Maybe that was always beside the point.
Two days before they’re supposed to visit Neal’s family in Omaha for Christmas, Georgie tells Neal that she can’t go. She’s a TV writer, and something’s come up on her show; she has to stay in Los Angeles. She knows that Neal will be upset with her — Neal is always a little upset with Georgie — but she doesn’t expect to him to pack up the kids and go home without her.
When her husband and the kids leave for the airport, Georgie wonders if she’s finally done it. If she’s ruined everything.
That night, Georgie discovers a way to communicate with Neal in the past. It’s not time travel, not exactly, but she feels like she’s been given an opportunity to fix her marriage before it starts . . .
Is that what she’s supposed to do?
Or would Georgie and Neal be better off if their marriage never happened?
Part of me just wants to write, I LOVE RAINBOW ROWELL, and let it be the end of the review. I don’t really think it’s even possible for her to write something I don’t like. Even the idea of a magic time-warping phone being a major plot point.
Landline has all the things I’ve come to expect from Rowell – witty dialogue, great characterization, and lots of emotion. What’s different in Landline as compared to her other novels, is that instead of watching the main characters fall in love, our main character, Georgie, has already fallen in love – and gotten married, and had kids. It could be the post script to any of her other love stories. When the happily-ever-after may be a little light on the happy.
When the idea for a sitcom that Georgie and her long time writing partner, Seth, have been working on forever is given a possible green light, she has to skip her vacation to Neal’s mother’s house in Omaha for Christmas. She expects Neal to reschedule the trip (because he’s always been the one in the relationship to sacrifice things), but instead he decides to take the girls and go without her. Her mother is convinced that Neal has left Georgie for good and invites her over. While Georgie insists her marriage isn’t over, she begins to worry that it’s heading in that direction – that it’s been actively heading in that direction for awhile. With Georgie’s cell phone always dead and Neal never answering his, Georgie uses the old landline phone from her childhood bedroom to call Omaha. Except the Neal she reaches is Neal from the past, specifically Neal the week before he proposed. Georgie begins to wonder if she is messing with fate, if she should save Neal from herself, if she could save her marriage before it starts, or if she’s going insane.
I wasn’t really sure what to think of the magic phone when I first read the synopsis. I’m still not even sure how I really feel about the magic phone. But, the magic phone is really not the story. The story is Georgie coming to terms with her faults and knowing that while there are some things she’s never going to change, there are some things she can work on. For Neal. Which is really all he’s ever asked of her.

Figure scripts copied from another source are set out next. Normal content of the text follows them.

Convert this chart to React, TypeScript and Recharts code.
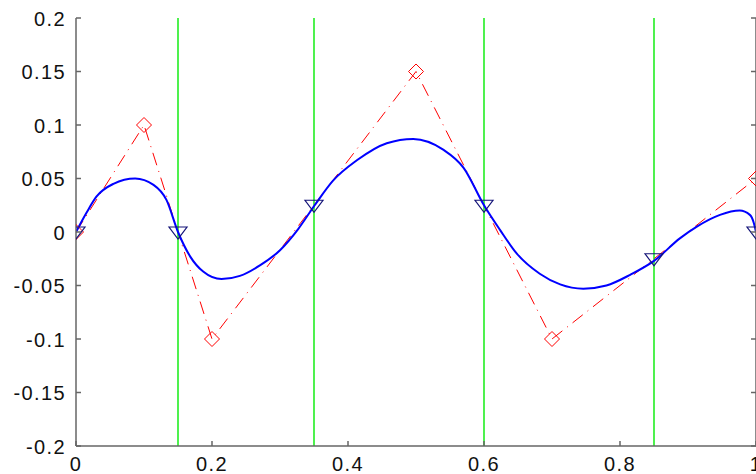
import { LineChart, Line, XAxis, YAxis, ReferenceLine } from 'recharts';

// smooth blue curve
const curveX = [0, 0.015, 0.03, 0.055, 0.087, 0.114, 0.133, 0.15, 0.168, 0.187, 0.214, 0.241, 0.271, 0.3, 0.327, 0.351, 0.378, 0.413, 0.457, 0.496, 0.54, 0.57, 0.6, 0.6235, 0.648, 0.682, 0.712, 0.746, 0.78, 0.815, 0.85, 0.888, 0.913, 0.947, 0.976, 0.991, 0.997, 1];
const curveY = [0, 0.0175, 0.033, 0.045, 0.05, 0.044, 0.03, 0, -0.023, -0.037, -0.044, -0.041, -0.031, -0.017, 0.003, 0.025, 0.048, 0.067, 0.083, 0.087, 0.077, 0.06, 0.025, 0.002, -0.02, -0.039, -0.049, -0.053, -0.05, -0.04, -0.027, -0.006, 0.005, 0.016, 0.02, 0.016, 0.008, 0];

// red dash-dot with diamonds
const ctrlX = [0, 0.1, 0.2, 0.5, 0.7, 1];
const ctrlY = [0, 0.1, -0.1, 0.15, -0.1, 0.05];

// triangle markers
const knotX = [0, 0.15, 0.35, 0.6, 0.85, 1];
const knotY = [0, 0, 0.025, 0.025, -0.025, 0];

// green vertical lines
const greenX = [0.15, 0.35, 0.6, 0.85];

const xTicks = [0, 0.2, 0.4, 0.6, 0.8, 1];
const yTicks = [-0.2, -0.15, -0.1, -0.05, 0, 0.05, 0.1, 0.15, 0.2];

const curveData = curveX.map((x, i) => ({ x, y: curveY[i] }));
const ctrlData = ctrlX.map((x, i) => ({ x, y: ctrlY[i] }));
const knotData = knotX.map((x, i) => ({ x, y: knotY[i] }));

const axisColor = '#666666';
const font = {
  fontFamily: '"Liberation Sans", Arial, sans-serif',
  fontSize: 20,
  letterSpacing: 1.4,
  fill: '#111111',
};

const BottomTick = (props: any) => {
  const { x, y, payload } = props;
  return (
    <g>
      <line x1={x} y1={y} x2={x} y2={y - 5} stroke={axisColor} strokeWidth={1.5} />
      <text x={x} y={y + 25} textAnchor='middle' {...font}>
        {String(payload.value)}
      </text>
    </g>
  );
};

const TopTick = (props: any) => {
  const { x, y } = props;
  return <line x1={x} y1={y} x2={x} y2={y + 5} stroke={axisColor} strokeWidth={1.5} />;
};

const LeftTick = (props: any) => {
  const { x, y, payload } = props;
  return (
    <g>
      <line x1={x} y1={y} x2={x + 5} y2={y} stroke={axisColor} strokeWidth={1.5} />
      <text x={x - 10} y={y + 7.5} textAnchor='end' {...font}>
        {String(payload.value)}
      </text>
    </g>
  );
};

const RightTick = (props: any) => {
  const { x, y } = props;
  return <line x1={x} y1={y} x2={x - 5} y2={y} stroke={axisColor} strokeWidth={1.5} />;
};

const Diamond = (props: any) => {
  const { cx, cy, index } = props;
  if (cx == null || cy == null) return <g key={index} />;
  const r = 7.5;
  return (
    <path
      key={index}
      d={`M${cx},${cy - r}L${cx + r},${cy}L${cx},${cy + r}L${cx - r},${cy}Z`}
      fill='none'
      stroke='#ff0000'
      strokeWidth={1}
    />
  );
};

const Triangle = (props: any) => {
  const { cx, cy, index } = props;
  if (cx == null || cy == null) return <g key={index} />;
  const w = 9;
  return (
    <path
      key={index}
      d={`M${cx - w},${cy - 5}L${cx + w},${cy - 5}L${cx},${cy + 7}Z`}
      fill='none'
      stroke='#141478'
      strokeWidth={1.2}
    />
  );
};

export default function App() {
  return (
    <div
      style={{
        position: 'absolute',
        left: 0,
        top: 0,
        width: 756,
        height: 474,
        overflow: 'hidden',
        background: '#ffffff',
      }}
    >
      <LineChart width={770} height={480} margin={{ top: 18, right: 0, bottom: 0, left: 0 }}>
        <XAxis
          dataKey='x'
          type='number'
          domain={[0, 1]}
          ticks={xTicks}
          interval={0}
          height={34}
          tickSize={0}
          tickMargin={0}
          tickLine={false}
          axisLine={{ stroke: axisColor, strokeWidth: 1.5 }}
          tick={BottomTick}
          allowDataOverflow
        />
        <XAxis
          xAxisId='top'
          orientation='top'
          type='number'
          domain={[0, 1]}
          ticks={xTicks}
          interval={0}
          height={0}
          tickSize={0}
          tickMargin={0}
          tickLine={false}
          axisLine={{ stroke: axisColor, strokeWidth: 1.5 }}
          tick={TopTick}
          allowDataOverflow
        />
        <YAxis
          type='number'
          domain={[-0.2, 0.2]}
          ticks={yTicks}
          interval={0}
          width={76}
          tickSize={0}
          tickMargin={0}
          tickLine={false}
          axisLine={{ stroke: axisColor, strokeWidth: 1.5 }}
          tick={LeftTick}
          allowDataOverflow
        />
        <YAxis
          yAxisId='right'
          orientation='right'
          type='number'
          domain={[-0.2, 0.2]}
          ticks={yTicks}
          interval={0}
          width={14}
          tickSize={0}
          tickMargin={0}
          tickLine={false}
          axisLine={{ stroke: axisColor, strokeWidth: 1.5 }}
          tick={RightTick}
          allowDataOverflow
        />
        {greenX.map((gx) => (
          <ReferenceLine key={gx} x={gx} stroke='#22ee22' strokeWidth={1.6} />
        ))}
        <Line
          data={ctrlData}
          dataKey='y'
          type='linear'
          stroke='#ff0000'
          strokeWidth={1}
          strokeDasharray='13 6 1 6'
          dot={Diamond}
          activeDot={false}
          isAnimationActive={false}
        />
        <Line
          data={curveData}
          dataKey='y'
          type='monotone'
          stroke='#0000ff'
          strokeWidth={2}
          dot={false}
          activeDot={false}
          isAnimationActive={false}
        />
        <Line
          data={knotData}
          dataKey='y'
          type='linear'
          stroke='none'
          dot={Triangle}
          activeDot={false}
          isAnimationActive={false}
        />
      </LineChart>
    </div>
  );
}
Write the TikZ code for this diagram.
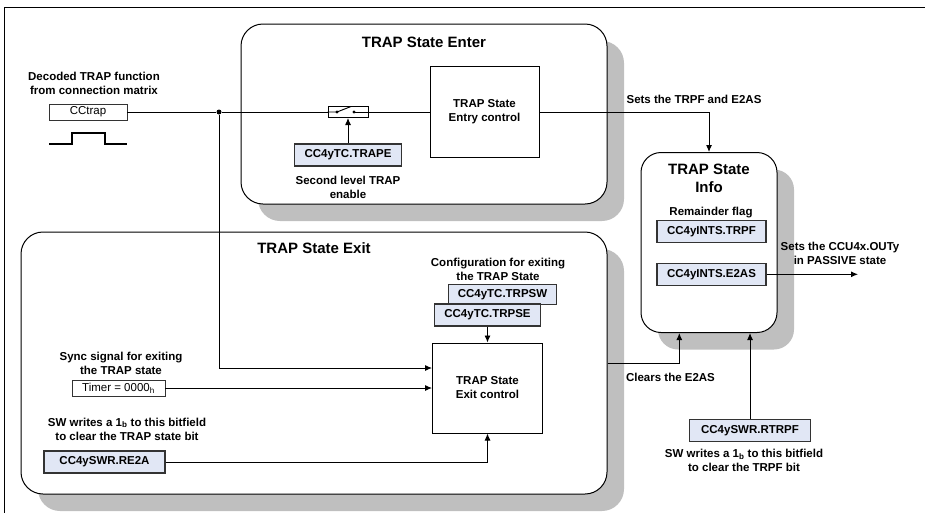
\documentclass[tikz,border=0pt]{standalone}
\usepackage{fontspec}
\setmainfont{Liberation Sans}
\usetikzlibrary{arrows.meta,shadows}
\definecolor{regblue}{RGB}{225,231,245}
\definecolor{shadegray}{RGB}{191,191,191}

\begin{document}
\begin{tikzpicture}[
  x=1pt, y=-1pt,
  font=\fontsize{11.5}{14}\selectfont\bfseries,
  area/.style={draw=black, line width=1pt, fill=white, rounded corners=22pt,
               inner sep=0pt, drop shadow={shadow xshift=17pt, shadow yshift=-17pt,
               fill=shadegray, opacity=1}},
  ttl/.style={font=\fontsize{15}{18.5}\selectfont\bfseries, align=center, inner sep=0pt},
  lbl/.style={align=center, inner sep=0pt},
  ctl/.style={draw=black, line width=1pt, fill=white, align=center, inner sep=0pt},
  reg/.style={draw=black!80, line width=1.1pt, fill=regblue, inner sep=0pt, minimum height=22pt},
  txtbox/.style={draw=black!80, line width=0.9pt, fill=white, inner sep=0pt,
                 minimum height=16pt, font=\fontsize{11.5}{14}\selectfont\mdseries},
  wire/.style={draw=black, line width=0.95pt},
  arr/.style={wire, -{Latex[length=7pt,width=6pt]}},
  jdot/.style={circle, fill=black, inner sep=0pt, minimum size=5pt}
]
\useasboundingbox (0,0) rectangle (925,512);

% outer frame
\draw[line width=1pt] (4,530) -- (4,7) -- (940,7);

% regions
\node[area, minimum width=366pt, minimum height=180pt] (enter) at (424,114) {};
\node[area, minimum width=586pt, minimum height=262pt] (exit) at (314,363) {};
\node[area, rounded corners=20pt, minimum width=136pt, minimum height=180pt] (info) at (709,242.5) {};

\node[ttl] (entertitle) at (424,42) {TRAP State Enter};
\node[ttl] (exittitle) at (314,248) {TRAP State Exit};
\node[ttl] (infotitle) at (709,178.5) {TRAP State\\Info};

% trap input
\node[lbl] (decoded) at (94,83) {Decoded TRAP function\\from connection matrix};
\node[txtbox, minimum width=78pt] (cctrap) at (88,112) {CCtrap};
\draw[line width=1.2pt] (49,144) -- (72,144) -- (72,133) -- (105,133) -- (105,144) -- (127,144);
\node[jdot] (junc) at (219,112) {};

% entry part
\node[ctl, minimum width=40pt, minimum height=11pt] (switch) at (348,112) {};
\draw[wire] (switch.west) -- (337,112) -- (351,106.5);
\draw[wire] (354,112) -- (switch.east);
\fill (337,112) circle (1.7pt) (354,112) circle (1.7pt);
\node[ctl, minimum width=109pt, minimum height=91pt] (entryctl) at (484.5,112) {TRAP State\\Entry control};
\node[reg, minimum width=107pt] (trape) at (348,155) {CC4yTC.TRAPE};
\node[lbl] (trapenote) at (348,187) {Second level TRAP\\enable};

% exit part
\node[lbl] (syncnote) at (121,363) {Sync signal for exiting\\the TRAP state};
\node[txtbox, minimum width=93pt] (timer) at (118.5,388) {Timer = 0000\textsubscript{h}};
\node[lbl] (re2anote) at (127,429) {SW writes a 1\textsubscript{b} to this bitfield\\to clear the TRAP state bit};
\node[reg, minimum width=121pt] (re2a) at (104.5,462) {CC4ySWR.RE2A};
\node[lbl] (cfgnote) at (498,269) {Configuration for exiting\\the TRAP State};
\node[reg, minimum width=108pt, minimum height=20pt] (trpsw) at (502.5,294.3) {CC4yTC.TRPSW};
\node[reg, minimum width=106pt] (trpse) at (487.5,315) {CC4yTC.TRPSE};
\node[ctl, minimum width=110pt, minimum height=90pt] (exitctl) at (487.5,388) {TRAP State\\Exit control};

% info part
\node[lbl] (flagnote) at (711,213) {Remainder flag};
\node[reg, minimum width=109pt] (trpf) at (711.5,231.7) {CC4yINTS.TRPF};
\node[reg, minimum width=109pt] (e2as) at (711.5,274.3) {CC4yINTS.E2AS};
\coordinate (outy) at (858,274.3);
\node[lbl] (outynote) at (840,253) {Sets the CCU4x.OUTy\\in PASSIVE state};
\node[lbl] (setsnote) at (694,99) {Sets the TRPF and E2AS};
\node[lbl] (clearsnote) at (670.5,377) {Clears the E2AS};
\node[reg, minimum width=121pt] (rtrpf) at (750,430.7) {CC4ySWR.RTRPF};
\node[lbl] (rtrpfnote) at (744,460.5) {SW writes a 1\textsubscript{b} to this bitfield\\to clear the TRPF bit};

% connections
\draw[wire] (cctrap) -- (junc) -- (switch);
\draw[wire] (switch) -- (entryctl);
\draw[arr] (trape) -- (switch);
\draw[arr] (junc) |- ([yshift=20pt]exitctl.west);
\draw[arr] (timer) -- (exitctl);
\draw[arr] (re2a) -| (exitctl);
\draw[arr] (trpse) -- (exitctl);
\draw[arr] (entryctl) -| (info);
\draw[arr] (exit.east) -| ([xshift=-29.7pt]info.south);
\draw[arr] (rtrpf) -- (rtrpf |- info.south);
\draw[arr] (e2as) -- (outy);

\end{tikzpicture}
\end{document}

I really loved the characters in this book. They all have the witty banter ability that I love. Her kooky mother and her teenage sister are both supportive and funny. Her kids are cute – and weird – and full of personality. And Neal. Neal is sweet and loving and wonderful in a way that only Rainbow Rowell can write. (I’m pretty sure I would marry ANY of Rowell’s leading men. Maybe the next book can be about a magic pen that writes them into existence.) The only character I didn’t completely love was Seth. Seth reminded me a little of Nick in Fangirl – using Georgie because his writing was better with her. However, unlike Nick and Cather, Seth actually cares about Georgie. They’re still best friends, even after all these years, even though he’s always been a point of contention between Georgie and Neal.
Overall, I really enjoyed Landline. I love Rowell’s writing and the way she seamlessly flows between past and present to tell Neal and Georgie’s story. I love that it’s a different take on “love being enough” for making a relationship work or last. And I just love Rainbow Rowell. She has such a distinct style and it just makes me feel happy reading it – even when it sometimes is making me sad. I would recommend Landline to fans of Rowell, marriage, contemporary lit, and a little bit of magic.